Molecular engineering of copolymers with donor-acceptor structure for bulk heterojunction photovoltaic cells toward high photovoltaic performance

A series of donor-acceptor (D-A) conjugated copolymers with benzo[1,2-b:4,5-b-]dithiophene (BDT) as donor and two different electron-accepting groups bithiophenevinyl-2-pyran-4-ylidenemalononitrile (TVM) and benzothiadiazole (BT) moieties as acceptors is designed and synthesized. The optical and electrochemical properties show that the band gaps of the copolymers are in the range of 1.70-1.84 eV, and the HOMO and LUMO energy levels can be tuned effectively by controlling the varied ratios between TVM and BT because of the change of the ICT interaction between donor and acceptor, the electron delocalization degree, and the electron cloud density distribution of the copolymers.

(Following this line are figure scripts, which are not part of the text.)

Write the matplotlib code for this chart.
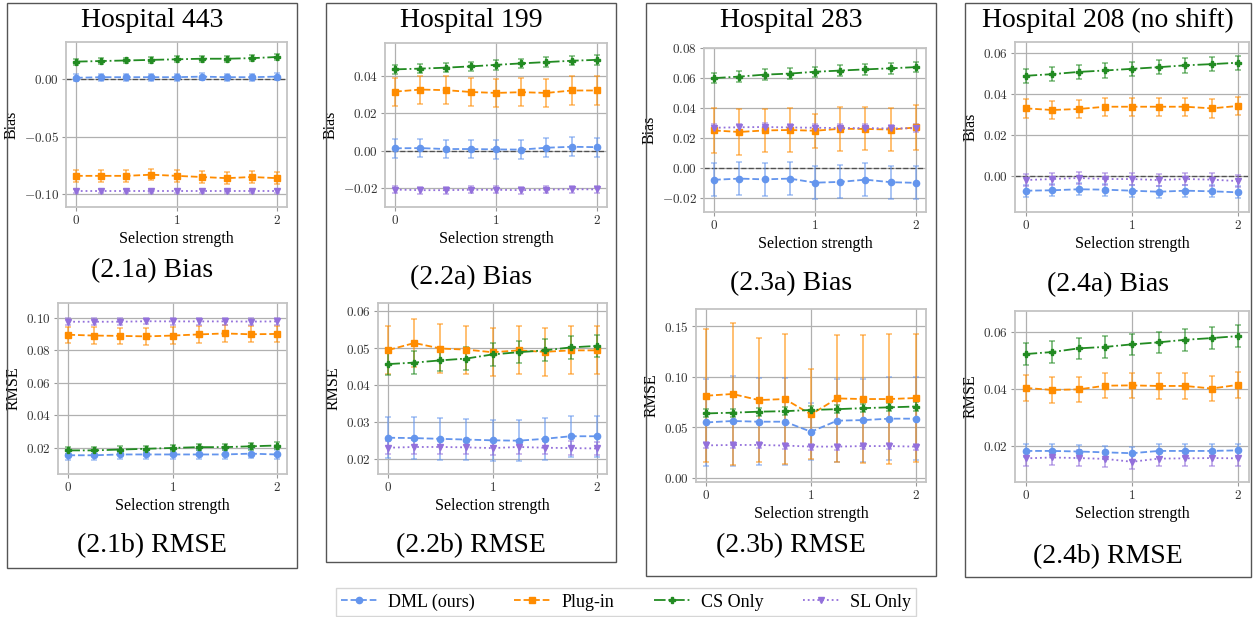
import numpy as np
import matplotlib
matplotlib.use("Agg")
import matplotlib.pyplot as plt
from matplotlib.patches import Rectangle
from matplotlib.ticker import FuncFormatter

plt.rcParams['font.family'] = ['Liberation Serif', 'DejaVu Serif']
plt.rcParams['mathtext.fontset'] = 'cm'

W, H = 1253, 617

strength = [0, 0.25, 0.5, 0.75, 1.0, 1.25, 1.5, 1.75, 2.0]
methods = ['DML (ours)', 'Plug-in', 'CS Only', 'SL Only']
colors = ['cornflowerblue', 'darkorange', 'forestgreen', 'mediumpurple']
markers = ['o', 's', 'P', 'v']
styles = ['--', '--', '-.', ':']

hospitals = ['Hospital 443', 'Hospital 199', 'Hospital 283', 'Hospital 208 (no shift)']
captions_bias = ['(2.1a) Bias', '(2.2a) Bias', '(2.3a) Bias', '(2.4a) Bias']
captions_rmse = ['(2.1b) RMSE', '(2.2b) RMSE', '(2.3b) RMSE', '(2.4b) RMSE']

# rows: DML, Plug-in, CS Only, SL Only
bias_443 = [
    [0.001, 0.0015, 0.0015, 0.0015, 0.0015, 0.002, 0.0015, 0.0015, 0.002],
    [-0.084, -0.084, -0.084, -0.083, -0.084, -0.085, -0.086, -0.085, -0.086],
    [0.015, 0.0155, 0.016, 0.0165, 0.017, 0.0175, 0.0175, 0.018, 0.019],
    [-0.097, -0.097, -0.097, -0.097, -0.097, -0.097, -0.097, -0.097, -0.097],
]
bias_443_err = [0.003, 0.005, 0.0025, 0.002]

rmse_443 = [
    [0.0155, 0.0155, 0.016, 0.016, 0.016, 0.016, 0.016, 0.0165, 0.016],
    [0.0895, 0.089, 0.0888, 0.0885, 0.089, 0.0897, 0.0903, 0.0898, 0.090],
    [0.0185, 0.0185, 0.019, 0.0195, 0.020, 0.0205, 0.0205, 0.021, 0.0215],
    [0.0975, 0.0975, 0.0975, 0.0978, 0.0977, 0.0977, 0.0977, 0.0976, 0.0977],
]
rmse_443_err = [0.0028, 0.005, 0.002, 0.002]

bias_199 = [
    [0.0014, 0.0015, 0.001, 0.001, 0.0008, 0.0007, 0.0017, 0.0022, 0.002],
    [0.0317, 0.0328, 0.0325, 0.0315, 0.031, 0.0314, 0.031, 0.0323, 0.0323],
    [0.0436, 0.044, 0.0445, 0.0452, 0.046, 0.0468, 0.0475, 0.0482, 0.0487],
    [-0.0207, -0.021, -0.021, -0.0208, -0.0208, -0.021, -0.0207, -0.0205, -0.0206],
]
bias_199_err = [0.005, 0.0075, 0.0025, 0.0018]

rmse_199 = [
    [0.0258, 0.0257, 0.0255, 0.0253, 0.0251, 0.025, 0.0255, 0.0262, 0.0262],
    [0.0495, 0.0514, 0.0499, 0.0496, 0.0489, 0.0494, 0.049, 0.0494, 0.0494],
    [0.0457, 0.0461, 0.0467, 0.0472, 0.0483, 0.0489, 0.0494, 0.0502, 0.0506],
    [0.0231, 0.0233, 0.0233, 0.0232, 0.023, 0.0233, 0.0231, 0.023, 0.0229],
]
rmse_199_err = [0.0056, 0.0065, 0.003, 0.0018]

bias_283 = [
    [-0.0076, -0.0068, -0.0073, -0.0068, -0.0095, -0.009, -0.0075, -0.0092, -0.0096],
    [0.0252, 0.0242, 0.0252, 0.0255, 0.025, 0.0263, 0.0262, 0.0258, 0.0272],
    [0.060, 0.061, 0.0623, 0.063, 0.0642, 0.065, 0.0658, 0.0665, 0.0673],
    [0.027, 0.0273, 0.0275, 0.0272, 0.027, 0.0268, 0.0268, 0.0265, 0.0267],
]
bias_283_err = [
    0.011,
    [0.015, 0.0155, 0.0143, 0.0145, 0.0113, 0.0145, 0.0143, 0.0145, 0.0148],
    0.0035,
    0.0025,
]

rmse_283 = [
    [0.0549, 0.0563, 0.0556, 0.0556, 0.0457, 0.0566, 0.0572, 0.0586, 0.0586],
    [0.0813, 0.083, 0.077, 0.078, 0.0628, 0.0786, 0.078, 0.078, 0.079],
    [0.0638, 0.0645, 0.0655, 0.066, 0.0672, 0.068, 0.069, 0.0698, 0.0706],
    [0.0322, 0.0326, 0.0326, 0.032, 0.031, 0.031, 0.0315, 0.0315, 0.031],
]
rmse_283_err = [
    [0.043, 0.044, 0.043, 0.043, 0.028, 0.041, 0.041, 0.041, 0.041],
    [0.0655, 0.070, 0.0615, 0.064, 0.0445, 0.063, 0.063, 0.064, 0.063],
    0.004,
    0.003,
]

bias_208 = [
    [-0.0072, -0.007, -0.0065, -0.0067, -0.0072, -0.0077, -0.0072, -0.0075, -0.008],
    [0.033, 0.0322, 0.0327, 0.0338, 0.0338, 0.0338, 0.0338, 0.033, 0.0342],
    [0.0489, 0.0497, 0.0508, 0.0515, 0.0523, 0.0531, 0.054, 0.0546, 0.0553],
    [-0.002, -0.0015, -0.001, -0.0015, -0.0015, -0.002, -0.0015, -0.0018, -0.0025],
]
bias_208_err = [0.003, 0.0045, 0.0035, 0.003]

rmse_208 = [
    [0.0183, 0.0183, 0.0181, 0.0178, 0.0175, 0.0183, 0.0183, 0.0183, 0.0185],
    [0.0404, 0.0397, 0.0399, 0.0412, 0.0413, 0.0411, 0.0411, 0.0402, 0.0415],
    [0.0523, 0.053, 0.0543, 0.0548, 0.0557, 0.0564, 0.0573, 0.0579, 0.0586],
    [0.0157, 0.016, 0.0158, 0.0155, 0.0145, 0.0156, 0.0157, 0.0158, 0.0157],
]
rmse_208_err = [0.0023, 0.0045, 0.0038, 0.0027]

bias_data = [(bias_443, bias_443_err), (bias_199, bias_199_err),
             (bias_283, bias_283_err), (bias_208, bias_208_err)]
rmse_data = [(rmse_443, rmse_443_err), (rmse_199, rmse_199_err),
             (rmse_283, rmse_283_err), (rmse_208, rmse_208_err)]

# layout in pixels: (left, top, right, bottom)
boxes = [(7, 3, 297, 568), (326, 3, 616, 562), (646, 3, 936, 576), (965, 3, 1251, 577)]
bias_axes = [(66, 42, 287, 207), (385, 43, 607, 207), (704, 48, 926, 212), (1015, 42, 1249, 212)]
rmse_axes = [(58, 303, 287, 474), (378, 303, 607, 474), (696, 309, 926, 482), (1015, 311, 1249, 482)]
bias_ylim = [(-0.111, 0.032), (-0.030, 0.0577), (-0.029, 0.080), (-0.0176, 0.0654)]
bias_ticks = [[-0.10, -0.05, 0.00], [-0.02, 0.00, 0.02, 0.04],
              [-0.02, 0.00, 0.02, 0.04, 0.06, 0.08], [0.00, 0.02, 0.04, 0.06]]
rmse_ylim = [(0.004, 0.109), (0.016, 0.0622), (-0.004, 0.167), (0.0074, 0.0674)]
rmse_ticks = [[0.02, 0.04, 0.06, 0.08, 0.10], [0.02, 0.03, 0.04, 0.05, 0.06],
              [0.00, 0.05, 0.10, 0.15], [0.02, 0.04, 0.06]]
title_base = [27, 27, 27, 27]
bias_cap_base = [277, 284, 290, 291]
rmse_cap_base = [552, 552, 552, 563]


def px_axes(fig, box):
    l, t, r, b = box
    return fig.add_axes([l / W, 1 - b / H, (r - l) / W, (b - t) / H])


def style_axes(ax, ylim, yticks, ylabel):
    ax.set_xlim(-0.1, 2.1)
    ax.set_ylim(*ylim)
    ax.set_xticks([0, 1, 2])
    ax.set_yticks(yticks)
    ax.xaxis.set_major_formatter(FuncFormatter(lambda v, p: f"${v:.0f}$"))
    ax.yaxis.set_major_formatter(FuncFormatter(lambda v, p: f"${v:.2f}$"))
    ax.tick_params(labelsize=9.5, length=3, color='#999999', labelcolor='#333333', pad=2)
    ax.grid(True, color='#b0b0b0', lw=0.9)
    ax.set_axisbelow(True)
    for s in ax.spines.values():
        s.set_color('#c4c4c4')
        s.set_linewidth(1.3)
    ax.set_xlabel('Selection strength', fontsize=11.5, labelpad=3)
    ax.set_ylabel(ylabel, fontsize=11.5, labelpad=3)


def draw_panel(ax, means, errs, zero_line):
    if zero_line:
        ax.axhline(0, color='k', ls='--', lw=1, alpha=0.55, zorder=1)
    handles = []
    for i in range(4):
        y = np.array(means[i])
        e = np.broadcast_to(np.array(errs[i], dtype=float), y.shape)
        ax.errorbar(strength, y, yerr=e, fmt='none', ecolor=colors[i], alpha=0.6,
                    elinewidth=1.3, capsize=2, capthick=1.1, zorder=2)
        h, = ax.plot(strength, y, ls=styles[i], marker=markers[i], color=colors[i],
                     lw=1.3, ms=4.5, zorder=3, label=methods[i])
        handles.append(h)
    return handles


fig = plt.figure(figsize=(W / 100, H / 100), dpi=100)

handles = None
for c in range(4):
    l, t, r, b = boxes[c]
    fig.add_artist(Rectangle((l / W, 1 - b / H), (r - l) / W, (b - t) / H,
                             transform=fig.transFigure, fill=False,
                             ec='#555555', lw=1.0))
    cx = (l + r) / 2 / W
    fig.text(cx, 1 - title_base[c] / H, hospitals[c], ha='center', va='baseline', fontsize=20)
    fig.text(cx, 1 - bias_cap_base[c] / H, captions_bias[c], ha='center', va='baseline', fontsize=20)
    fig.text(cx, 1 - rmse_cap_base[c] / H, captions_rmse[c], ha='center', va='baseline', fontsize=20)

    ax = px_axes(fig, bias_axes[c])
    handles = draw_panel(ax, bias_data[c][0], bias_data[c][1], True)
    style_axes(ax, bias_ylim[c], bias_ticks[c], 'Bias')

    ax = px_axes(fig, rmse_axes[c])
    draw_panel(ax, rmse_data[c][0], rmse_data[c][1], False)
    style_axes(ax, rmse_ylim[c], rmse_ticks[c], 'RMSE')

leg = fig.legend(handles, methods, loc='center', bbox_to_anchor=(626 / W, 1 - 602 / H),
                 ncol=4, fontsize=13, frameon=True, fancybox=False, edgecolor='#cccccc',
                 handlelength=2.0, columnspacing=2.2, borderpad=0.3, handletextpad=0.6)
leg.get_frame().set_linewidth(1.0)

fig.savefig('out.png', dpi=100)
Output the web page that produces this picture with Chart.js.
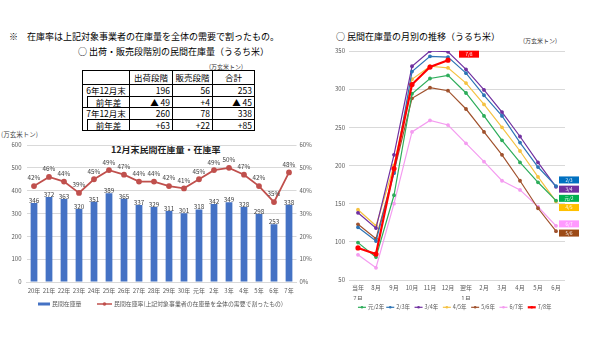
<!DOCTYPE html>
<html><head><meta charset="utf-8">
<script src="https://cdn.jsdelivr.net/npm/chart.js@4"></script>
<style>
body{margin:0;width:600px;height:338px;background:#fff;position:relative;overflow:hidden;font-family:"Noto Sans CJK JP",sans-serif;color:#000}
.abs{position:absolute;white-space:nowrap;line-height:12px}
#tbl{position:absolute;left:82px;top:70px;border-collapse:collapse;border:1.5px solid #000;font-size:8.5px;line-height:1}
#tbl td{border:1px solid #000;padding:0 2px;height:10.5px;text-align:right}
#tbl tr.h td{height:13px;text-align:center}
canvas{position:absolute}
</style></head><body>
<div class="abs" style="left:9px;top:31px;font-size:9px">※　在庫率は上記対象事業者の在庫量を全体の需要で割ったもの。</div>
<div class="abs" style="left:78px;top:46px;font-size:9px">○ 出荷・販売段階別の民間在庫量（うるち米）</div>
<div class="abs" style="left:209px;top:61px;font-size:6px;color:#333">(万玄米トン)</div>
<table id="tbl"></table>
<div class="abs" style="left:1px;top:128px;font-size:6.5px;color:#444">(万玄米トン)</div>
<div class="abs" style="left:111px;top:144px;font-size:9px;font-weight:bold;color:#222">12月末民間在庫量・在庫率</div>
<div class="abs" style="left:336px;top:31px;font-size:9px">○ 民間在庫量の月別の推移（うるち米）</div>
<div class="abs" style="left:523px;top:35px;font-size:6px;color:#333">(万玄米トン)</div>
<canvas id="c1" width="312" height="195" style="left:0;top:128px"></canvas>
<canvas id="c2" width="290" height="292" style="left:310px;top:30px"></canvas>
<script>
// ---- table data ----
const tableCols = ['出荷段階','販売段階','合計'];
const tableRowLabels = ['6年12月末','前年差','7年12月末','前年差'];
const tableValues = [
  ['196','56','253'],
  ['▲ 49','+4','▲ 45'],
  ['260','78','338'],
  ['+63','+22','+85']
];
// ---- left chart data ----
const years = ['20年','21年','22年','23年','24年','25年','26年','27年','28年','29年','30年','元年','2年','3年','4年','5年','6年','7年'];
const stockVolume = [346,372,363,320,351,389,365,337,329,311,301,318,342,349,328,298,253,338];
const stockRate = [42,46,44,39,45,49,47,44,44,42,41,45,49,50,47,42,35,48];
// ---- right chart data ----
const months = [['当年','7月'],'8月','9月','10月','11月','12月',['翌年','1月'],'2月','3月','4月','5月','6月'];
const seriesNames = ['元/2年','2/3年','3/4年','4/5年','5/6年','6/7年','7/8年'];
const seriesTags = ['元/2','2/3','3/4','4/5','5/6','6/7','7/8'];
const sR1_2 = [99,80,161,294,314,318,295,265,233,204,178,154];
const sR2_3 = [119,101,190,323,343,342,321,292,265,230,198,173];
const sR3_4 = [138,118,214,330,350,349,326,299,270,238,204,172];
const sR4_5 = [142,121,200,313,330,328,308,280,250,219,185,153];
const sR5_6 = [123,104,192,288,302,298,274,244,214,180,144,114];
const sR6_7 = [83,66,150,244,259,253,229,205,180,168,146,121];
const sR7_8 = [92,84,196,306,329,338];

// build table
(function(){
  const t=document.getElementById('tbl');
  let h='<tr class="h"><td colspan="2" style="width:42px"></td>'+tableCols.map((c,i)=>'<td style="width:'+[38,35,37][i]+'px">'+c+'</td>').join('')+'</tr>';
  tableRowLabels.forEach((lab,r)=>{
    const sub = lab==='前年差';
    h+='<tr>';
    if(!sub){ h+='<td colspan="2" style="text-align:center;border-bottom:none">'+lab+'</td>'; }
    else { h+='<td style="width:4px;border-top:none;padding:0"></td><td style="text-align:center;border-top:1px solid #000">'+lab+'</td>'; }
    tableValues[r].forEach(v=>{ h+='<td>'+v+'</td>'; });
    h+='</tr>';
  });
  t.innerHTML=h;
})();

const FONT='"Noto Sans CJK JP", sans-serif';
Chart.defaults.font.family=FONT;
Chart.defaults.color='#595959';
Chart.defaults.animation=false;

const leftLabels={id:'leftLabels',afterDatasetsDraw(chart){
  const ctx=chart.ctx;ctx.save();
  ctx.font='6.3px '+FONT;ctx.fillStyle='#404040';ctx.textAlign='center';ctx.textBaseline='middle';
  chart.getDatasetMeta(1).data.forEach((el,i)=>ctx.fillText(String(stockVolume[i]),el.x,el.y-2.5));
  chart.getDatasetMeta(0).data.forEach((el,i)=>ctx.fillText(stockRate[i]+'%',el.x,el.y-8));
  ctx.restore();
}};
const leftLegend={id:'leftLegend',afterDraw(chart){
  const ctx=chart.ctx,a=chart.chartArea;ctx.save();
  const y=a.bottom+22;
  ctx.font='5.9px '+FONT;ctx.textBaseline='middle';ctx.textAlign='left';
  ctx.fillStyle='#4472C4';ctx.fillRect(38,y-1.5,12,3);
  ctx.fillStyle='#595959';ctx.fillText('民間在庫量',52,y);
  ctx.strokeStyle='#C0504D';ctx.lineWidth=1.5;ctx.beginPath();ctx.moveTo(97,y);ctx.lineTo(112,y);ctx.stroke();
  ctx.fillStyle='#C0504D';ctx.beginPath();ctx.arc(104.5,y,1.8,0,Math.PI*2);ctx.fill();
  ctx.fillStyle='#595959';ctx.fillText('民間在庫率(上記対象事業者の在庫量を全体の需要で割ったもの)',114,y);
  ctx.restore();
}};

new Chart(document.getElementById('c1'),{
  data:{labels:years,datasets:[
    {type:'line',label:'民間在庫率',data:stockRate,yAxisID:'y1',borderColor:'#C0504D',backgroundColor:'#C0504D',borderWidth:1.8,pointRadius:2,pointHoverRadius:2,order:0},
    {type:'bar',label:'民間在庫量',data:stockVolume,yAxisID:'y',backgroundColor:'#4472C4',categoryPercentage:1,barPercentage:0.45,order:1}
  ]},
  options:{responsive:false,devicePixelRatio:1,
    layout:{padding:{top:17,bottom:22,left:0,right:0}},
    plugins:{legend:{display:false},tooltip:{enabled:false}},
    scales:{
      x:{offset:true,grid:{display:false,drawTicks:false},border:{color:'#D9D9D9'},ticks:{font:{size:6},padding:5,maxRotation:0,autoSkip:false},afterFit(s){s.height=19;}},
      y:{min:0,max:600,ticks:{stepSize:100,font:{size:6},padding:5},grid:{color:'#D9D9D9',drawTicks:false},border:{display:false},afterFit(s){s.width=26.5;}},
      y1:{position:'right',min:0,max:60,ticks:{stepSize:10,font:{size:6},padding:3,callback:v=>v+'%'},grid:{drawOnChartArea:false,drawTicks:false},border:{display:false},afterFit(s){s.width=15.5;}}
    }
  },
  plugins:[leftLabels,leftLegend]
});

// right chart
const lineColors=['#2EAD5B','#2E75B6','#7030A0','#F5C242','#A0522D','#F49CF0','#FF0000'];
const tagColors=['#00B050','#0070C0','#7030A0','#FFC000','#9C4A16','#FF99FF','#FF0000'];
const seriesData=[sR1_2,sR2_3,sR3_4,sR4_5,sR5_6,sR6_7,sR7_8];

const endTags={id:'endTags',afterDatasetsDraw(chart){
  const ctx=chart.ctx;ctx.save();
  const items=chart.data.datasets.map((ds,i)=>{
    const meta=chart.getDatasetMeta(i);const last=meta.data[meta.data.length-1];
    return {x:last.x,y:last.y,ly:last.y,tag:seriesTags[i],color:tagColors[i],full:meta.data.length===months.length};
  });
  const side=items.filter(o=>o.full).sort((a,b)=>a.y-b.y);
  const gap=9.2;
  for(let k=0;k<80;k++){for(let j=1;j<side.length;j++){const d=side[j].ly-side[j-1].ly;if(d<gap){const m=(gap-d)/2;side[j-1].ly-=m;side[j].ly+=m;}}}
  const draw=(x,yc,o)=>{ctx.fillStyle=o.color;ctx.fillRect(x,yc-3.5,20,7);ctx.fillStyle='#fff';ctx.font='4.5px '+FONT;ctx.textAlign='center';ctx.textBaseline='middle';ctx.fillText(o.tag,x+10,yc);};
  side.forEach(o=>draw(o.x+3,o.ly,o));
  items.filter(o=>!o.full).forEach(o=>draw(o.x+11,o.y-6,o));
  ctx.restore();
}};
const rightLegend={id:'rightLegend',afterDraw(chart){
  const ctx=chart.ctx,a=chart.chartArea;ctx.save();
  ctx.font='5.5px '+FONT;ctx.textBaseline='middle';ctx.textAlign='left';
  const step=28.3,n=chart.data.datasets.length;
  let x=(a.left+a.right)/2-n*step/2;const y=a.bottom+27.3;
  chart.data.datasets.forEach(ds=>{
    ctx.strokeStyle=ds.borderColor;ctx.lineWidth=ds.borderWidth;ctx.beginPath();ctx.moveTo(x,y);ctx.lineTo(x+8,y);ctx.stroke();
    ctx.fillStyle=ds.borderColor;ctx.beginPath();ctx.arc(x+4,y,1.3,0,Math.PI*2);ctx.fill();
    ctx.fillStyle='#595959';ctx.fillText(ds.label,x+10,y);
    x+=step;
  });
  ctx.restore();
}};

new Chart(document.getElementById('c2'),{
  type:'line',
  data:{labels:months,datasets:seriesData.map((d,i)=>({
    label:seriesNames[i],data:d,borderColor:lineColors[i],backgroundColor:lineColors[i],
    borderWidth:i===6?2.2:1.2,pointRadius:i===6?1.5:1.3,pointHoverRadius:0,tension:0,order:i===6?0:1
  }))},
  options:{responsive:false,devicePixelRatio:1,
    layout:{padding:{top:21,bottom:22,left:0,right:35}},
    plugins:{legend:{display:false},tooltip:{enabled:false}},
    scales:{
      x:{offset:true,grid:{display:false,drawTicks:false},border:{display:false},ticks:{font:{size:6,lineHeight:1.83},padding:2,maxRotation:0,autoSkip:false},afterFit(s){s.height=20;}},
      y:{min:50,max:350,ticks:{stepSize:50,font:{size:6},padding:4},grid:{color:'#D9D9D9',drawTicks:false},border:{display:false},afterFit(s){s.width=39;}}
    }
  },
  plugins:[endTags,rightLegend]
});
</script>
</body></html>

Bulk heterojunction photovoltaic devices are fabricated by using the copolymers as donors and (6,6)-phenyl-C61-butyric acid methyl ester (PC61BM) or (6,6)-phenyl-C71-butyric acid methyl ester (PC71BM) as acceptors. The optimized photovoltaic performances show that the open-circuit voltage (Voc) was gradually increased from 0.7 to 0.94 V when decreasing the HOMO energy levels of copolymers, and the short-circuit current density (Jsc) is greatly improved by increasing the absorption spectrum in the visible region, increasing the hole mobility and optimizing the morphologies of blend films between copolymers and PCBM. The optimized photovoltaic performance with a Voc of 0.78 V, J sc of 5.47 mA/cm2, fill factor (FF) of 0.40, and power conversion efficiency (PCE) of 1.67% under simulated AM 1.5 solar irradiation of 100 mW/cm2 is obtained by the copolymer PM50 (PM50:PC 61BM, 1:3 w/w, in CB solution). This is due to its high hole mobility and interpenetrating network morphology of PM50:PC61BM blend film. The photovoltaic device based on PM50:PC71BM shows a Jsc of 8.32 mA/cm2 and a PCE of 2.89%.